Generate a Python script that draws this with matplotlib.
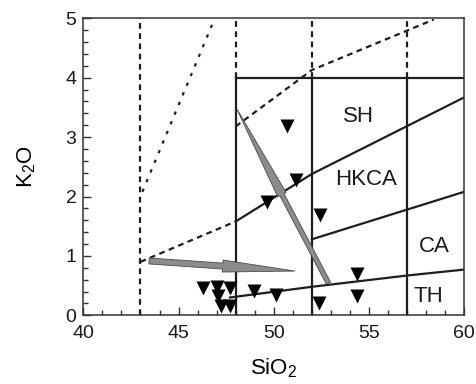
import numpy as np
import matplotlib
matplotlib.use("Agg")
import matplotlib.pyplot as plt
from matplotlib.patches import FancyArrowPatch
from matplotlib.ticker import MultipleLocator

plt.rcParams['font.family'] = ['Liberation Sans', 'DejaVu Sans']
plt.rcParams['mathtext.fontset'] = 'custom'
plt.rcParams['mathtext.rm'] = 'Liberation Sans'
plt.rcParams['mathtext.it'] = 'Liberation Sans'

# sample points (SiO2, K2O)
sio2 = [50.68, 51.17, 49.66, 52.43, 54.35, 54.35, 52.39, 50.1, 48.95,
        46.3, 47.0, 47.7, 47.05, 47.25, 47.7]
k2o = [3.18, 2.28, 1.91, 1.69, 0.70, 0.32, 0.20, 0.34, 0.41,
       0.46, 0.47, 0.46, 0.33, 0.16, 0.16]

# series boundaries
sh_x = [48, 52, 60]
sh_y = [1.58, 2.38, 3.67]
ca_x = [52, 60]
ca_y = [1.28, 2.08]
th_x = [47.7, 52, 57, 60]
th_y = [0.30, 0.48, 0.67, 0.77]
frame_x = [48, 52, 57]

# dashed extensions
low_dash_x = [43, 48]
low_dash_y = [0.90, 1.58]
up_dash_x = [48, 52, 58.4]
up_dash_y = [3.18, 4.13, 4.98]
steep_x = [43.1, 46.9]
steep_y = [2.08, 5.0]

labels = ['SH', 'HKCA', 'CA', 'TH']
label_x = [54.45, 54.85, 58.45, 58.1]
label_y = [3.34, 2.28, 1.15, 0.31]

# trend arrows: (tail, tip)
arrows = [((43.45, 0.915), (51.1, 0.745)),
          ((52.87, 0.54), (48.05, 3.48))]

fig = plt.figure(figsize=(4.77, 3.84), dpi=100)
ax = fig.add_axes([0.1747, 0.1789, 0.7987, 0.7734])

lc = '#1e1e1e'
dash = (0, (2.6, 2.0))

# dashed vertical lines
ax.plot([43, 43], [0, 5], color=lc, lw=1.6, ls=dash)
for x in frame_x:
    ax.plot([x, x], [4, 5], color=lc, lw=1.6, ls=dash)
    ax.plot([x, x], [0, 4], color=lc, lw=1.6)
ax.plot([48, 60], [4, 4], color=lc, lw=1.6)

ax.plot(sh_x, sh_y, color=lc, lw=1.6)
ax.plot(ca_x, ca_y, color=lc, lw=1.6)
ax.plot(th_x, th_y, color=lc, lw=1.6)

ax.plot(low_dash_x, low_dash_y, color=lc, lw=1.6, ls=dash)
ax.plot(up_dash_x, up_dash_y, color=lc, lw=1.6, ls=dash)
ax.plot(steep_x, steep_y, color=lc, lw=1.6, ls=(0, (1.5, 3.2)))

ax.plot(sio2, k2o, 'v', color='black', ms=10, mec='none')

arrow_sizes = [(52, 8.6, 4.3), (70, 6.8, 3.4)]
for (tail, tip), (hl, hw, tw) in zip(arrows, arrow_sizes):
    ap = FancyArrowPatch(tail, tip,
                         arrowstyle=f'simple,head_length={hl},head_width={hw},tail_width={tw}',
                         mutation_scale=1, shrinkA=0, shrinkB=0,
                         fc='#8c8c8c', ec='#4a4a4a', lw=0.6, zorder=4)
    ax.add_patch(ap)

for t, x, y in zip(labels, label_x, label_y):
    ax.text(x, y, t, fontsize=16, ha='center', va='center', color='#1a1a1a')

ax.set_xlim(40, 60)
ax.set_ylim(0, 5)
ax.xaxis.set_major_locator(MultipleLocator(5))
ax.xaxis.set_minor_locator(MultipleLocator(1))
ax.yaxis.set_major_locator(MultipleLocator(1))
ax.yaxis.set_minor_locator(MultipleLocator(0.2))
ax.tick_params(which='both', direction='in', colors='#333333', labelcolor='#1a1a1a',
               labelsize=14)
ax.tick_params(which='major', length=6, width=1)
ax.tick_params(which='minor', length=3.5, width=1)
ax.tick_params(axis='x', which='major', pad=7)
ax.tick_params(axis='y', which='major', pad=5)
for s in ax.spines.values():
    s.set_color('#333333')
    s.set_linewidth(1.1)

ax.set_xlabel('SiO$_2$', fontsize=16, labelpad=10)
ax.set_ylabel('K$_2$O', fontsize=16, labelpad=20)

fig.savefig('out.png', dpi=100)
|---|
What is expected:
Up to and including the line with "ax.plot(th_x, th_y, color=lc, lw=1.6)", copy the data above from its first line. Skip pictures.

Correct answer:
Generate a Python script that draws this with matplotlib.
import numpy as np
import matplotlib
matplotlib.use("Agg")
import matplotlib.pyplot as plt
from matplotlib.patches import FancyArrowPatch
from matplotlib.ticker import MultipleLocator

plt.rcParams['font.family'] = ['Liberation Sans', 'DejaVu Sans']
plt.rcParams['mathtext.fontset'] = 'custom'
plt.rcParams['mathtext.rm'] = 'Liberation Sans'
plt.rcParams['mathtext.it'] = 'Liberation Sans'

# sample points (SiO2, K2O)
sio2 = [50.68, 51.17, 49.66, 52.43, 54.35, 54.35, 52.39, 50.1, 48.95,
        46.3, 47.0, 47.7, 47.05, 47.25, 47.7]
k2o = [3.18, 2.28, 1.91, 1.69, 0.70, 0.32, 0.20, 0.34, 0.41,
       0.46, 0.47, 0.46, 0.33, 0.16, 0.16]

# series boundaries
sh_x = [48, 52, 60]
sh_y = [1.58, 2.38, 3.67]
ca_x = [52, 60]
ca_y = [1.28, 2.08]
th_x = [47.7, 52, 57, 60]
th_y = [0.30, 0.48, 0.67, 0.77]
frame_x = [48, 52, 57]

# dashed extensions
low_dash_x = [43, 48]
low_dash_y = [0.90, 1.58]
up_dash_x = [48, 52, 58.4]
up_dash_y = [3.18, 4.13, 4.98]
steep_x = [43.1, 46.9]
steep_y = [2.08, 5.0]

labels = ['SH', 'HKCA', 'CA', 'TH']
label_x = [54.45, 54.85, 58.45, 58.1]
label_y = [3.34, 2.28, 1.15, 0.31]

# trend arrows: (tail, tip)
arrows = [((43.45, 0.915), (51.1, 0.745)),
          ((52.87, 0.54), (48.05, 3.48))]

fig = plt.figure(figsize=(4.77, 3.84), dpi=100)
ax = fig.add_axes([0.1747, 0.1789, 0.7987, 0.7734])

lc = '#1e1e1e'
dash = (0, (2.6, 2.0))

# dashed vertical lines
ax.plot([43, 43], [0, 5], color=lc, lw=1.6, ls=dash)
for x in frame_x:
    ax.plot([x, x], [4, 5], color=lc, lw=1.6, ls=dash)
    ax.plot([x, x], [0, 4], color=lc, lw=1.6)
ax.plot([48, 60], [4, 4], color=lc, lw=1.6)

ax.plot(sh_x, sh_y, color=lc, lw=1.6)
ax.plot(ca_x, ca_y, color=lc, lw=1.6)
ax.plot(th_x, th_y, color=lc, lw=1.6)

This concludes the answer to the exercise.